Monday 14 March 2011

Doggie!

Self indulgent pet post coming up....

Last night I was persuaded to switch over to Crufts just to get a glimpse of my favourite breed appearing in the grand final - the awesome flat coated retriever.

My dog Max was a flat-coat, descended from a Crufts champion no less. But he was the pedigree puppy nobody wanted to buy because his paws were so massive they could tell he was going to be a hulk, and already walked with a wiggle so no good as a show dog. He was the only one left in the litter when we got there. He might have been a reject, but to us he was perfect.




He was still just about a puppy here, sitting with an 8 year old me on the steps to my Grandma's house (check out my awesome tracksuit and wicked cowlick fringe).

Like Topsy he continued to grow and grow... and never really seemed to emerge from his puppy state of over-the-top friendliness and enthusiastic tail wagging at everyone he met.
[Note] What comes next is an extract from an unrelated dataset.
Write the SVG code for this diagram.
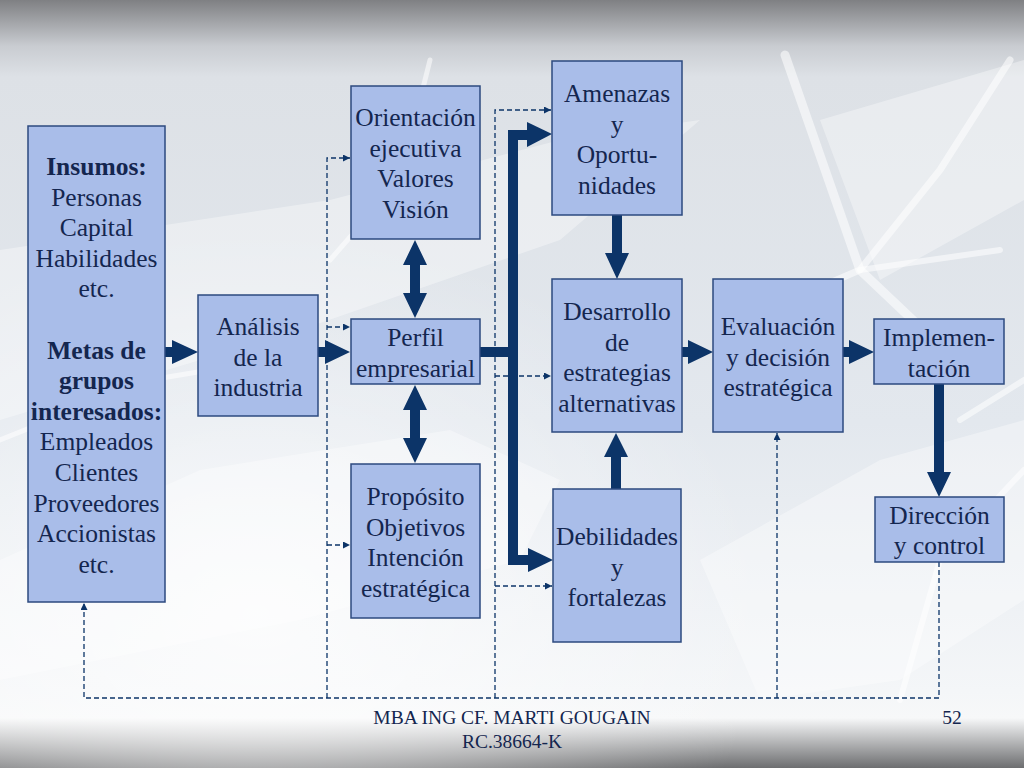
<svg xmlns="http://www.w3.org/2000/svg" width="1024" height="768" viewBox="0 0 1024 768">
<defs>
<linearGradient id="bg" x1="0" y1="0" x2="0" y2="1">
<stop offset="0" stop-color="#7f8083"/>
<stop offset="0.06" stop-color="#c9ccd1"/>
<stop offset="0.1" stop-color="#dde1e6"/>
<stop offset="0.55" stop-color="#e3e8ee"/>
<stop offset="0.9" stop-color="#f4f6f8"/>
<stop offset="0.935" stop-color="#f7f8f9"/>
<stop offset="1" stop-color="#6d6e70"/>
</linearGradient>
<radialGradient id="glow" cx="0.25" cy="0.8" r="0.5">
<stop offset="0" stop-color="#ffffff" stop-opacity="0.75"/>
<stop offset="1" stop-color="#ffffff" stop-opacity="0"/>
</radialGradient>
<marker id="dh" viewBox="0 0 10 10" refX="10" refY="5" markerWidth="8" markerHeight="7" markerUnits="userSpaceOnUse" orient="auto">
<path d="M0,0 L10,5 L0,10 z" fill="#0c3468"/>
</marker>
<style>
.box{fill:#a9bde9;stroke:#2d4a7f;stroke-width:1.5}
.t{font-family:"Liberation Serif","Times New Roman",serif;font-size:25.5px;fill:#14264f;text-anchor:middle}
.b{font-weight:bold}
.ft{font-family:"Liberation Serif","Times New Roman",serif;font-size:19.5px;fill:#14264f;text-anchor:middle}
.thick{fill:#0c3468}
.bus{fill:none;stroke:#0c3468;stroke-width:10;stroke-linejoin:miter}
.dash{fill:none;stroke:#0c3468;stroke-width:1.3;stroke-dasharray:5,3}
.dasha{fill:none;stroke:#0c3468;stroke-width:1.3;stroke-dasharray:5,3;marker-end:url(#dh)}
.cr{fill:#ffffff;opacity:0.35}
.cl{fill:none;stroke:#ffffff;stroke-opacity:0.55;stroke-linecap:round}
</style>
</defs>
<rect x="0" y="0" width="1024" height="768" fill="url(#bg)"/>
<rect x="0" y="0" width="1024" height="768" fill="url(#glow)"/>
<g id="background">
<polygon class="cr" points="0,250 330,200 560,140 700,120 560,240 300,330 0,420"/>
<polygon class="cr" points="0,560 200,470 450,430 560,480 520,560 300,620 0,680"/>
<polygon class="cr" points="700,560 880,460 1024,420 1024,600 900,680 760,700"/>
<polygon class="cr" points="820,120 1024,60 1024,200 880,280"/>
<polyline class="cl" stroke-width="9" points="785,55 860,270 955,360"/>
<polyline class="cl" stroke-width="7" points="1010,60 940,170 860,270 720,330"/>
<polyline class="cl" stroke-width="6" points="860,270 1000,250"/>
<polyline class="cl" stroke-width="5" points="430,60 400,180 330,260"/>
<polyline class="cl" stroke-width="5" points="0,440 150,380 270,360"/>
<polyline class="cl" stroke-width="6" points="960,420 1024,380"/>
<polyline class="cl" stroke-width="6" points="900,700 940,560 1024,470"/>
</g>
<g id="connectors">
<!-- thick arrows -->
<polygon class="thick" points="165,347 172,347 172,340 198,352 172,364 172,357 165,357"/>
<polygon class="thick" points="318,347 325,347 325,340 350,352 325,364 325,357 318,357"/>
<polyline class="bus" points="480,352 513,352"/>
<polyline class="bus" points="530,135 513,135 513,560 530,560"/>
<polygon class="thick" points="527,122 552,134 527,147"/>
<polygon class="thick" points="528,548 553,560 528,572"/>
<polygon class="thick" points="415,240 427,265 420,265 420,293 427,293 415,318 403,293 410,293 410,265 403,265"/>
<polygon class="thick" points="415,385 427,410 420,410 420,438 427,438 415,463 403,438 410,438 410,410 403,410"/>
<polygon class="thick" points="612,215 622,215 622,253 629,253 617,279 605,253 612,253"/>
<polygon class="thick" points="611,489 621,489 621,457 628,457 616,433 604,457 611,457"/>
<polygon class="thick" points="682,347 688,347 688,340 713,352 688,364 688,357 682,357"/>
<polygon class="thick" points="843,347 849,347 849,340 874,352 849,364 849,357 843,357"/>
<polygon class="thick" points="934,384 944,384 944,472 951,472 939,497 927,472 934,472"/>
<!-- dashed feedback -->
<polyline class="dasha" points="939,562 939,698 84,698 84,603"/>
<polyline class="dasha" points="777,698 777,433"/>
<polyline class="dasha" points="495,698 495,110 551,110"/>
<polyline class="dasha" points="495,376 551,376"/>
<polyline class="dasha" points="495,586 552,586"/>
<polyline class="dasha" points="327,698 327,158 350,158"/>
<polyline class="dasha" points="327,327 350,327"/>
<polyline class="dasha" points="327,545 350,545"/>
</g>
<g id="insumos">
<rect class="box" x="28" y="126" width="137" height="476"/>
<text class="t"><tspan class="b" x="96.5" y="175">Insumos:</tspan><tspan x="96.5" y="205.6">Personas</tspan><tspan x="96.5" y="236.2">Capital</tspan><tspan x="96.5" y="266.8">Habilidades</tspan><tspan x="96.5" y="297.4">etc.</tspan><tspan class="b" x="96.5" y="358.6">Metas de</tspan><tspan class="b" x="96.5" y="389.2">grupos</tspan><tspan class="b" x="96.5" y="419.8">interesados:</tspan><tspan x="96.5" y="450.4">Empleados</tspan><tspan x="96.5" y="481">Clientes</tspan><tspan x="96.5" y="511.6">Proveedores</tspan><tspan x="96.5" y="542.2">Accionistas</tspan><tspan x="96.5" y="572.8">etc.</tspan></text>
</g>
<g id="analisis">
<rect class="box" x="198" y="295" width="120" height="121"/>
<text class="t"><tspan x="258" y="335">Análisis</tspan><tspan x="258" y="365.5">de la</tspan><tspan x="258" y="396">industria</tspan></text>
</g>
<g id="orientacion">
<rect class="box" x="351" y="86" width="129" height="153"/>
<text class="t"><tspan x="415.5" y="126">Orientación</tspan><tspan x="415.5" y="156.5">ejecutiva</tspan><tspan x="415.5" y="187">Valores</tspan><tspan x="415.5" y="217.5">Visión</tspan></text>
</g>
<g id="perfil">
<rect class="box" x="351" y="319" width="129" height="65"/>
<text class="t"><tspan x="415.5" y="346">Perfil</tspan><tspan x="415.5" y="376.5">empresarial</tspan></text>
</g>
<g id="proposito">
<rect class="box" x="351" y="464" width="129" height="154"/>
<text class="t"><tspan x="415.5" y="505">Propósito</tspan><tspan x="415.5" y="535.5">Objetivos</tspan><tspan x="415.5" y="566">Intención</tspan><tspan x="415.5" y="596.5">estratégica</tspan></text>
</g>
<g id="amenazas">
<rect class="box" x="552" y="61" width="130" height="154"/>
<text class="t"><tspan x="617" y="102">Amenazas</tspan><tspan x="617" y="132.5">y</tspan><tspan x="617" y="163">Oportu-</tspan><tspan x="617" y="193.5">nidades</tspan></text>
</g>
<g id="desarrollo">
<rect class="box" x="552" y="279" width="130" height="153"/>
<text class="t"><tspan x="617" y="320">Desarrollo</tspan><tspan x="617" y="350.5">de</tspan><tspan x="617" y="381">estrategias</tspan><tspan x="617" y="411.5">alternativas</tspan></text>
</g>
<g id="debilidades">
<rect class="box" x="553" y="489" width="128" height="153"/>
<text class="t"><tspan x="617" y="545">Debilidades</tspan><tspan x="617" y="575.5">y</tspan><tspan x="617" y="606">fortalezas</tspan></text>
</g>
<g id="evaluacion">
<rect class="box" x="713" y="279" width="130" height="153"/>
<text class="t"><tspan x="778" y="335">Evaluación</tspan><tspan x="778" y="365.5">y decisión</tspan><tspan x="778" y="396">estratégica</tspan></text>
</g>
<g id="implementacion">
<rect class="box" x="874" y="319" width="130" height="65"/>
<text class="t"><tspan x="939" y="346">Implemen-</tspan><tspan x="939" y="376.5">tación</tspan></text>
</g>
<g id="direccion">
<rect class="box" x="875" y="497" width="129" height="65"/>
<text class="t"><tspan x="939.5" y="523.5">Dirección</tspan><tspan x="939.5" y="554">y control</tspan></text>
</g>
<g id="footer">
<text class="ft"><tspan x="512" y="724">MBA ING CF. MARTI GOUGAIN</tspan><tspan x="512" y="748">RC.38664-K</tspan></text>
<text class="ft" x="952" y="724">52</text>
</g>
</svg>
So we ended up with a giant soppy monster of a dog who everyone was terrified of when they first saw bounding towards them (but soon learned to love once they realised he was just saying hello).


Here he is at full adult size with my best friend Catie (aged about 14 here), who will be my maid of honour in just ten weeks time. Check out her amazing purple docs and tie-dye skirt. Yeah we were cool.

For all his dogzilla proportions in comparison to the rest of his breed, Max (or Maximillion Bogbrush as we elected his "show-name" to be) was completely chicken. He never dared go into water deeper than a puddle and was often seen being chased angry terriers who he's over-eagerly tried to befriend and only ended up enraging. We used to go on canal boat holidays every October half term, and my step-dad would have to carry all 27379429303 kg of whimpering dog over the gang-plank as there was no other way to get him on and off the boat.

Max ended up with all sorts of horrible eye problems in later life, which is sadly quite typical for pedigree gun-dogs. He was quite blind (yet still very cheerful) by the time he died. Max was such a lovely animal, but I think if I ever get another dog it'll be a resilient mongrel or cross-breed. It was horrible seeing him suffer so much, and he did well to get to his 10th birthday. Poor lovey. Maxy-Bog, gone but always in our hearts. Long may your tail wag!

Naturally (in spite of being the only naughty tail wagger in the line-up) Jet the flattie won Best In Show last night. How could you resist that face though? Woof!

Thursday 10 March 2011

A Snotty Love Story

Sam and I are snobs about being poorly. We both have immune systems of steel, and mock people who update social networking sites with how sorry for themselves they are about their two-bit colds. Maybe they should eat some vegetables, get some exercise and not clean their house so obsessively, we chuckle.

Oh how smug and superior we are.

In fact, in the coming up for four years we have been together I think Sam has been ill once. I have been ill twice. And never at the same time, so the other one is always capable of dashing to the shop for Lemsip (always in a mild state of panic that the other one must be dying because they are simply never, ever ill).

How the mighty have fallen.

The endless parade of working days and days and days has finally caught up with me. My body has given up. And instead of just getting into bed and admitting defeat, I have continued to train, defiant, insisting that I can "sweat it out". So what might have just been a cold has now morphed into a behemoth of a virus, with painful chest, sweats, dizzy spells, achey muscles and misery for all around me. And poor old Sam has got it too.

So there's nobody to look after anybody else, and our house is a house of Sorry For Itself.

(I have resisted posting anything on Facebook)

The annoying thing is that when I'm off ill now, I do not get paid. And not getting paid when you're only on the cusp of a 5 figure salary anyway is a bitter pill to swallow. So just as well I have an immune system of steel. And let's just say I won't be gloating about it anymore. I am just going to be quietly grateful for it. And NOT force myself to train when I'm ill.

Regardless of how worried I am about squidging into my wedding dress.